Knowing what to expect can help keep the stress levels down as you’ll be able to effectively plan around the sale and focus on the day job. What might appear to be straightforward offer can still attract lengthy legal documentation and extensive due diligence. To give you an idea of what to expect, we’ve summarised the key stages (and points to note!) in the process below:
- You might receive an initial offer from your prospective buyer. The next step for a wise seller would be to draw up Heads of Agreement or a Term Sheet to enable you and the buyer to agree the key points of the deal early on. This will be subject to due diligence (see below) but will help everyone focus on the important points in terms of the structure of the deal, payment terms and indicative timetable. Negotiating a document that is perhaps a few pages long is much simpler than negotiating a significant Share or Asset Purchase Agreement and will keep the costs low (in the event that in fact a deal cannot be reached between the parties – at least you’ll find out at a fairly early stage).
- Once you have your offer the buyer will be looking to undertake a due diligence exercise to give them a better feel for your business. They will want to look at your key contracts relating to everything from customers, suppliers and employees to your trademarks and commercial property. There’s also the financial and tax due diligence to consider too. Before you let them loose you’ll want to make sure you have a non-disclosure agreement (or confidentiality agreement) signed to give you some protection, particularly if the buyer is a competitor in your market! Remember that whilst you may have an agreement in place you will be well advised to hold back sensitive commercial information until you are absolutely confident that the deal will proceed to completion.
- Being prepared for a due diligence exercise can also help keep the distraction to a minimum. Preparing for this before you have even entered into discussions with a buyer will give you time to get your documentation in order and tie up any loose ends.
- While the due diligence exercise is ongoing the lawyers will be preparing the paperwork to document the deal. Things such as warranties and indemnities will be included here to protect the buyer from any historical legal, financial or tax risks (as they will inherit these if they are purchasing the shares in the business). You, as seller, will be required to make any disclosures against the warranties if the statement of fact (which is what a warranty is) is incorrect.

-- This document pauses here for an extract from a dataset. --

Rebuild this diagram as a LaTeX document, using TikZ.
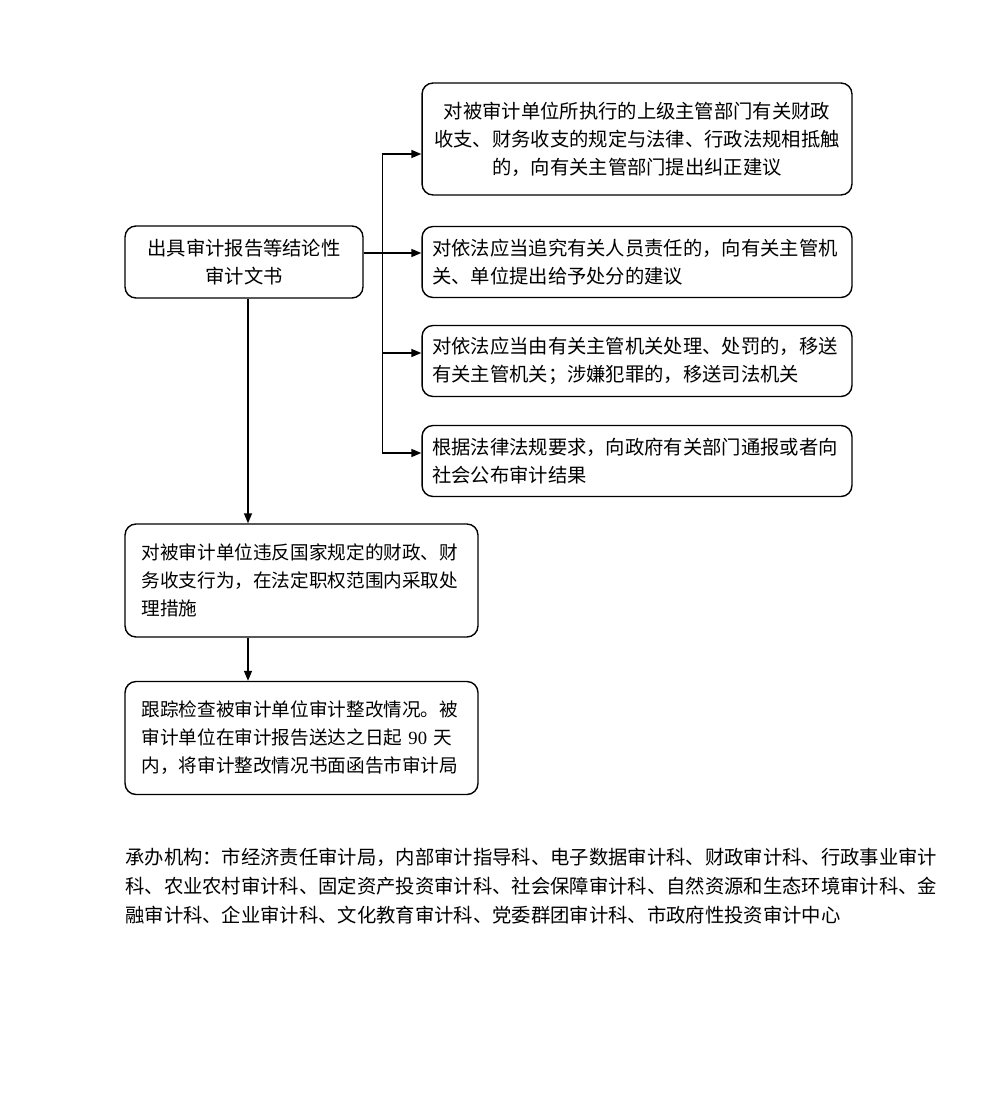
\documentclass[tikz,border=0pt]{standalone}
\usepackage{fontspec}
\setmainfont{Noto Sans CJK SC}
\newfontfamily\numfont{Liberation Serif}
\usetikzlibrary{arrows.meta}
\begin{document}
\begin{tikzpicture}[x=0.02cm,y=-0.02cm,
  box/.style={draw,rounded corners=0.22cm,line width=0.8pt,inner sep=0pt,font=\fontsize{11}{15.9}\selectfont},
  smallbox/.style={box,font=\fontsize{10.6}{15.9}\selectfont,minimum width=7.06cm,minimum height=2.26cm,text width=6.4cm,align=left},
  arr/.style={-{Triangle[length=0.2cm,width=0.16cm]},line width=0.8pt}]
\useasboundingbox (0,0) rectangle (980,1118);
%\draw[help lines,step=50] (0,0) grid (980,1118);
\node[box,minimum width=4.76cm,minimum height=1.44cm,align=center] (A) at (244,262) {出具审计报告等结论性\\审计文书};
\node[box,minimum width=8.6cm,minimum height=2.24cm,text width=8.6cm,align=center] (R1) at (637,139)
  {对被审计单位所执行的上级主管部门有关财政\\收支、财务收支的规定与法律、行政法规相抵触\\的，向有关主管部门提出纠正建议};
\node[box,minimum width=8.6cm,minimum height=1.42cm,text width=8.2cm,align=left] (R2) at (637,262)
  {对依法应当追究有关人员责任的，向有关主管机\\关、单位提出给予处分的建议};
\node[box,minimum width=8.6cm,minimum height=1.42cm,text width=8.2cm,align=left] (R3) at (637,361)
  {对依法应当由有关主管机关处理、处罚的，移送\\有关主管机关；涉嫌犯罪的，移送司法机关};
\node[box,minimum width=8.6cm,minimum height=1.42cm,text width=8.2cm,align=left] (R4) at (637,461)
  {根据法律法规要求，向政府有关部门通报或者向\\社会公布审计结果};
\node[smallbox] (B) at (301.5,580.5)
  {对被审计单位违反国家规定的财政、财\\务收支行为，在法定职权范围内采取处\\理措施};
\node[smallbox] (C) at (301.5,738)
  {跟踪检查被审计单位审计整改情况。被\\审计单位在审计报告送达之日起 {\numfont 90} 天\\内，将审计整改情况书面函告市审计局};
\node[anchor=north west,inner sep=0pt,align=left,font=\fontsize{11}{16.3}\selectfont] (note) at (125,848)
  {承办机构：市经济责任审计局，内部审计指导科、电子数据审计科、财政审计科、行政事业审计\\
   科、农业农村审计科、固定资产投资审计科、社会保障审计科、自然资源和生态环境审计科、金\\
   融审计科、企业审计科、文化教育审计科、党委群团审计科、市政府性投资审计中心};
% branches
\draw[arr] ([yshift=0.18cm]A.east) -- ([yshift=0.18cm]R2.west);
\draw[arr] ([yshift=-0.3cm]R1.west) ++(-39,0) coordinate (t1) -- ([yshift=-0.3cm]R1.west);
\draw[arr] ([yshift=0.16cm]R3.west) ++(-39,0) -- ([yshift=0.16cm]R3.west);
\draw[arr] ([yshift=0.16cm]R4.west) ++(-39,0) coordinate (t4) -- ([yshift=0.16cm]R4.west);
\draw[line width=0.8pt] (t1) -- (t4);
% main line
\draw[arr] ([xshift=0.08cm]A.south) -- ([xshift=0.08cm]A.south |- B.north);
\draw[arr] ([xshift=0.08cm]A.south |- B.south) -- ([xshift=0.08cm]A.south |- C.north);
\end{tikzpicture}
\end{document}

If the buyer does not like your disclosure they may want to agree a specific indemnity (your future promise to pay a sum of money in certain circumstances). The disclosure may prompt the buyer to ask for a day one price reduction. Alternatively the buyer may want to defer a deal until the problem area is resolved to their satisfaction.
- Don’t underestimate how long it can potentially take to negotiate the legal documentation. It could come down to as much as a small paragraph in a 50 page document that takes a few weeks to agree (particularly if relating to a warranty, indemnity or disclosure). But once everything is in final form and agreed, the deal can proceed to completion. There will likely be a raft of additional documents to be signed (such as board minutes, resignations etc).
- To legally transfer the ownership of the shares in a company the Stock Transfer Forms must be signed and stamped (with 0.5% of the purchase price payable to HMRC as stamp duty). Once this is complete and the transfer is entered into the Register of Members, the company will officially be out of your hands (legally!). There may well be a hand-over process agreed prior to completion and you might want to stay involved for as long as you can if any of the consideration is not payable at completion.
There is no typical timeframe – it could take anything from a month or two to over a year to sell your business so having trusted advisers on board before you have entered into negotiations could make all the difference.